### [Work required]
Without the pictures, return all of the material exactly as written.

### [Collected data]
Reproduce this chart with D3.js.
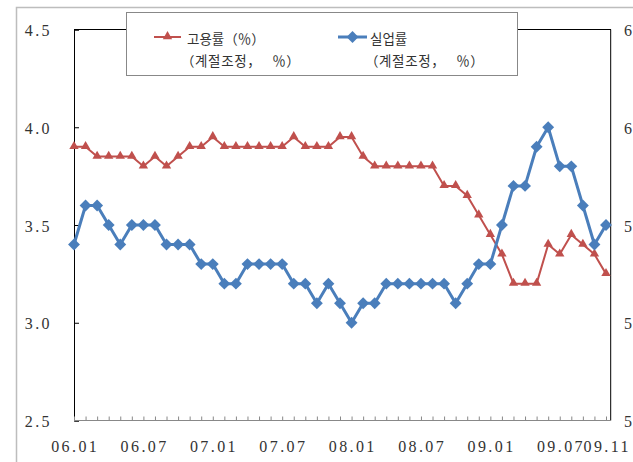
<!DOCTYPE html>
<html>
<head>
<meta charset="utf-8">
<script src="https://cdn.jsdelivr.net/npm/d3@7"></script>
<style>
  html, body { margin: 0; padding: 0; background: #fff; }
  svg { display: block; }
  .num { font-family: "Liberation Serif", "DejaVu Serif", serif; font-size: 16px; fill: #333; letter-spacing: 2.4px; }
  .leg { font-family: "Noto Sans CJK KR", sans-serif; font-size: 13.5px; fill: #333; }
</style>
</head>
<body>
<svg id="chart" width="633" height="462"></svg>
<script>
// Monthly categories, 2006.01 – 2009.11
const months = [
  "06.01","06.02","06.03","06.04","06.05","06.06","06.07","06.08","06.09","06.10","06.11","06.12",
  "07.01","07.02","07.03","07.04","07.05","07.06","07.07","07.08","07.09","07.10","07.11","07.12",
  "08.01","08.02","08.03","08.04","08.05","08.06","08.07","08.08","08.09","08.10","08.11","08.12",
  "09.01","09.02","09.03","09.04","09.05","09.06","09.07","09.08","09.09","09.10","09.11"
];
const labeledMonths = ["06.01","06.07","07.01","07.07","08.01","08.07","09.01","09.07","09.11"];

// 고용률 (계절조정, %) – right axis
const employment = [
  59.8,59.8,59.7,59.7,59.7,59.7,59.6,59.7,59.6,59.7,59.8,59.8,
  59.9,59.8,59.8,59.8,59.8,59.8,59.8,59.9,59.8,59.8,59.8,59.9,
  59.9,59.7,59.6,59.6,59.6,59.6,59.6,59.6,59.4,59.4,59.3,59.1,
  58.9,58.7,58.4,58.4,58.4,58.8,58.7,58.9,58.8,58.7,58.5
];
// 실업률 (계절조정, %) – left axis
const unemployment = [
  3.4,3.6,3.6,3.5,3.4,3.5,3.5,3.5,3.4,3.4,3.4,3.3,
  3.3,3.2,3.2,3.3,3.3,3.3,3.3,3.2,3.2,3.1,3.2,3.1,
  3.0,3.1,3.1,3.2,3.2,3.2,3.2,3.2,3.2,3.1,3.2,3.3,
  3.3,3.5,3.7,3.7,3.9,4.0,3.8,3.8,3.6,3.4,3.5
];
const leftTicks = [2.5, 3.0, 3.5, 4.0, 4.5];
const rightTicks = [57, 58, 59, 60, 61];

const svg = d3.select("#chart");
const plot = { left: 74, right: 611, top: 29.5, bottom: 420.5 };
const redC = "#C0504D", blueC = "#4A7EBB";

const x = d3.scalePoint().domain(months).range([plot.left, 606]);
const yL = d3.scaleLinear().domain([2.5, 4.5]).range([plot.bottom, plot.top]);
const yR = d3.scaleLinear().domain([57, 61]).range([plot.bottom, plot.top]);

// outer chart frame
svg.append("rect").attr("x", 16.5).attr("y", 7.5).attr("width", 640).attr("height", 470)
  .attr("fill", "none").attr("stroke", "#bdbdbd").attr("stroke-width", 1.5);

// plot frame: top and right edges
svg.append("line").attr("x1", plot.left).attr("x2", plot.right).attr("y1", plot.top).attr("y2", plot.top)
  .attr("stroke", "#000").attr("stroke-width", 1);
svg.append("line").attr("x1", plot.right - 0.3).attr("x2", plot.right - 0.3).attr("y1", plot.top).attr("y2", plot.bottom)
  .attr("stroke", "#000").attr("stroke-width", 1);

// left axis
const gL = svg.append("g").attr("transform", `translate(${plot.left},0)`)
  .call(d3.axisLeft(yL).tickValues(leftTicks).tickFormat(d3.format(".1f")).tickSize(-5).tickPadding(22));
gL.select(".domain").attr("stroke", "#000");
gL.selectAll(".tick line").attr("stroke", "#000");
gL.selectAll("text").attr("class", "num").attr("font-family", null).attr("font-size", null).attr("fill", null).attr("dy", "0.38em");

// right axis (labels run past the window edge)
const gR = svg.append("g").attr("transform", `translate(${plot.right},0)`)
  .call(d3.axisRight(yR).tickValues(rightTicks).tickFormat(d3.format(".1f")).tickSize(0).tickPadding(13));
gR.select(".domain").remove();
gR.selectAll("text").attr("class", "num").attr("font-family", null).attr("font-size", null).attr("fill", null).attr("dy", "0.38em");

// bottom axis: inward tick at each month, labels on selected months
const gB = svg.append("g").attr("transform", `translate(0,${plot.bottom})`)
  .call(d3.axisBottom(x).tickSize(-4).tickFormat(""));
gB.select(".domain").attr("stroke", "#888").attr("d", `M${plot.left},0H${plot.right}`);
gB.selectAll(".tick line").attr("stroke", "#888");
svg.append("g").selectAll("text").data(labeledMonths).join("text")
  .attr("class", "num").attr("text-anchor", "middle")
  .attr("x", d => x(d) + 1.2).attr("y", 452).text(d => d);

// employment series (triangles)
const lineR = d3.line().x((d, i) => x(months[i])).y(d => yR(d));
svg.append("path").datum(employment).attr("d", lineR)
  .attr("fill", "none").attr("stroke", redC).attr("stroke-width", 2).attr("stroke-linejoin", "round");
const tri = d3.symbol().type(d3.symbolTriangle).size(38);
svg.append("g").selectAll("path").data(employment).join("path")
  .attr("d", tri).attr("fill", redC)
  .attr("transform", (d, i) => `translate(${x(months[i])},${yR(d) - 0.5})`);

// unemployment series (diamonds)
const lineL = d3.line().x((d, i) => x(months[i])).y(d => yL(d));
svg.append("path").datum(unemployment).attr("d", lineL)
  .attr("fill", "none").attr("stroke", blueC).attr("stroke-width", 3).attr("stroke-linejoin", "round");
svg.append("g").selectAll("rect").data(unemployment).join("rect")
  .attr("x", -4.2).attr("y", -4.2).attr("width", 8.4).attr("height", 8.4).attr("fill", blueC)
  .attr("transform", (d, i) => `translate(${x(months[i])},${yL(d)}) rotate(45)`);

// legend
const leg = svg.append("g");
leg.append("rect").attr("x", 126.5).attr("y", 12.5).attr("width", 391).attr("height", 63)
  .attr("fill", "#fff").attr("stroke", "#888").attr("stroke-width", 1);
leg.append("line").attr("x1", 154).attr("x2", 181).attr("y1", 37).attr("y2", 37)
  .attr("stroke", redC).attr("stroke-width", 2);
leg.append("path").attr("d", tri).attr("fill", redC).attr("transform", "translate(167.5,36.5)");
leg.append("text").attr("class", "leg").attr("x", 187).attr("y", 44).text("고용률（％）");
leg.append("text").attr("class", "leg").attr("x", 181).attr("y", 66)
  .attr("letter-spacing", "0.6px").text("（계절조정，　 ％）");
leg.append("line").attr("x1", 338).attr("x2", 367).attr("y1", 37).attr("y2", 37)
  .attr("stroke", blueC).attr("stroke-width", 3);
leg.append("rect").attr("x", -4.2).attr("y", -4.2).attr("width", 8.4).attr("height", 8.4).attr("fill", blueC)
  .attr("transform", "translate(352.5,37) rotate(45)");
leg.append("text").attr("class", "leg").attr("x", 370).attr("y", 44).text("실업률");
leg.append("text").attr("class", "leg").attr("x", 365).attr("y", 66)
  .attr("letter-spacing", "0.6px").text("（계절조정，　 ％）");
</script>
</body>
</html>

### [Full solution]
Reproduce this chart with D3.js.
<!DOCTYPE html>
<html>
<head>
<meta charset="utf-8">
<script src="https://cdn.jsdelivr.net/npm/d3@7"></script>
<style>
  html, body { margin: 0; padding: 0; background: #fff; }
  svg { display: block; }
  .num { font-family: "Liberation Serif", "DejaVu Serif", serif; font-size: 16px; fill: #333; letter-spacing: 2.4px; }
  .leg { font-family: "Noto Sans CJK KR", sans-serif; font-size: 13.5px; fill: #333; }
</style>
</head>
<body>
<svg id="chart" width="633" height="462"></svg>
<script>
// Monthly categories, 2006.01 – 2009.11
const months = [
  "06.01","06.02","06.03","06.04","06.05","06.06","06.07","06.08","06.09","06.10","06.11","06.12",
  "07.01","07.02","07.03","07.04","07.05","07.06","07.07","07.08","07.09","07.10","07.11","07.12",
  "08.01","08.02","08.03","08.04","08.05","08.06","08.07","08.08","08.09","08.10","08.11","08.12",
  "09.01","09.02","09.03","09.04","09.05","09.06","09.07","09.08","09.09","09.10","09.11"
];
const labeledMonths = ["06.01","06.07","07.01","07.07","08.01","08.07","09.01","09.07","09.11"];

// 고용률 (계절조정, %) – right axis
const employment = [
  59.8,59.8,59.7,59.7,59.7,59.7,59.6,59.7,59.6,59.7,59.8,59.8,
  59.9,59.8,59.8,59.8,59.8,59.8,59.8,59.9,59.8,59.8,59.8,59.9,
  59.9,59.7,59.6,59.6,59.6,59.6,59.6,59.6,59.4,59.4,59.3,59.1,
  58.9,58.7,58.4,58.4,58.4,58.8,58.7,58.9,58.8,58.7,58.5
];
// 실업률 (계절조정, %) – left axis
const unemployment = [
  3.4,3.6,3.6,3.5,3.4,3.5,3.5,3.5,3.4,3.4,3.4,3.3,
  3.3,3.2,3.2,3.3,3.3,3.3,3.3,3.2,3.2,3.1,3.2,3.1,
  3.0,3.1,3.1,3.2,3.2,3.2,3.2,3.2,3.2,3.1,3.2,3.3,
  3.3,3.5,3.7,3.7,3.9,4.0,3.8,3.8,3.6,3.4,3.5
];
const leftTicks = [2.5, 3.0, 3.5, 4.0, 4.5];
const rightTicks = [57, 58, 59, 60, 61];

const svg = d3.select("#chart");
const plot = { left: 74, right: 611, top: 29.5, bottom: 420.5 };
const redC = "#C0504D", blueC = "#4A7EBB";

const x = d3.scalePoint().domain(months).range([plot.left, 606]);
const yL = d3.scaleLinear().domain([2.5, 4.5]).range([plot.bottom, plot.top]);
const yR = d3.scaleLinear().domain([57, 61]).range([plot.bottom, plot.top]);

// outer chart frame
svg.append("rect").attr("x", 16.5).attr("y", 7.5).attr("width", 640).attr("height", 470)
  .attr("fill", "none").attr("stroke", "#bdbdbd").attr("stroke-width", 1.5);

// plot frame: top and right edges
svg.append("line").attr("x1", plot.left).attr("x2", plot.right).attr("y1", plot.top).attr("y2", plot.top)
  .attr("stroke", "#000").attr("stroke-width", 1);
svg.append("line").attr("x1", plot.right - 0.3).attr("x2", plot.right - 0.3).attr("y1", plot.top).attr("y2", plot.bottom)
  .attr("stroke", "#000").attr("stroke-width", 1);

// left axis
const gL = svg.append("g").attr("transform", `translate(${plot.left},0)`)
  .call(d3.axisLeft(yL).tickValues(leftTicks).tickFormat(d3.format(".1f")).tickSize(-5).tickPadding(22));
gL.select(".domain").attr("stroke", "#000");
gL.selectAll(".tick line").attr("stroke", "#000");
gL.selectAll("text").attr("class", "num").attr("font-family", null).attr("font-size", null).attr("fill", null).attr("dy", "0.38em");

// right axis (labels run past the window edge)
const gR = svg.append("g").attr("transform", `translate(${plot.right},0)`)
  .call(d3.axisRight(yR).tickValues(rightTicks).tickFormat(d3.format(".1f")).tickSize(0).tickPadding(13));
gR.select(".domain").remove();
gR.selectAll("text").attr("class", "num").attr("font-family", null).attr("font-size", null).attr("fill", null).attr("dy", "0.38em");

// bottom axis: inward tick at each month, labels on selected months
const gB = svg.append("g").attr("transform", `translate(0,${plot.bottom})`)
  .call(d3.axisBottom(x).tickSize(-4).tickFormat(""));
gB.select(".domain").attr("stroke", "#888").attr("d", `M${plot.left},0H${plot.right}`);
gB.selectAll(".tick line").attr("stroke", "#888");
svg.append("g").selectAll("text").data(labeledMonths).join("text")
  .attr("class", "num").attr("text-anchor", "middle")
  .attr("x", d => x(d) + 1.2).attr("y", 452).text(d => d);

// employment series (triangles)
const lineR = d3.line().x((d, i) => x(months[i])).y(d => yR(d));
svg.append("path").datum(employment).attr("d", lineR)
  .attr("fill", "none").attr("stroke", redC).attr("stroke-width", 2).attr("stroke-linejoin", "round");
const tri = d3.symbol().type(d3.symbolTriangle).size(38);
svg.append("g").selectAll("path").data(employment).join("path")
  .attr("d", tri).attr("fill", redC)
  .attr("transform", (d, i) => `translate(${x(months[i])},${yR(d) - 0.5})`);

// unemployment series (diamonds)
const lineL = d3.line().x((d, i) => x(months[i])).y(d => yL(d));
svg.append("path").datum(unemployment).attr("d", lineL)
  .attr("fill", "none").attr("stroke", blueC).attr("stroke-width", 3).attr("stroke-linejoin", "round");
svg.append("g").selectAll("rect").data(unemployment).join("rect")
  .attr("x", -4.2).attr("y", -4.2).attr("width", 8.4).attr("height", 8.4).attr("fill", blueC)
  .attr("transform", (d, i) => `translate(${x(months[i])},${yL(d)}) rotate(45)`);

// legend
const leg = svg.append("g");
leg.append("rect").attr("x", 126.5).attr("y", 12.5).attr("width", 391).attr("height", 63)
  .attr("fill", "#fff").attr("stroke", "#888").attr("stroke-width", 1);
leg.append("line").attr("x1", 154).attr("x2", 181).attr("y1", 37).attr("y2", 37)
  .attr("stroke", redC).attr("stroke-width", 2);
leg.append("path").attr("d", tri).attr("fill", redC).attr("transform", "translate(167.5,36.5)");
leg.append("text").attr("class", "leg").attr("x", 187).attr("y", 44).text("고용률（％）");
leg.append("text").attr("class", "leg").attr("x", 181).attr("y", 66)
  .attr("letter-spacing", "0.6px").text("（계절조정，　 ％）");
leg.append("line").attr("x1", 338).attr("x2", 367).attr("y1", 37).attr("y2", 37)
  .attr("stroke", blueC).attr("stroke-width", 3);
leg.append("rect").attr("x", -4.2).attr("y", -4.2).attr("width", 8.4).attr("height", 8.4).attr("fill", blueC)
  .attr("transform", "translate(352.5,37) rotate(45)");
leg.append("text").attr("class", "leg").attr("x", 370).attr("y", 44).text("실업률");
leg.append("text").attr("class", "leg").attr("x", 365).attr("y", 66)
  .attr("letter-spacing", "0.6px").text("（계절조정，　 ％）");
</script>
</body>
</html>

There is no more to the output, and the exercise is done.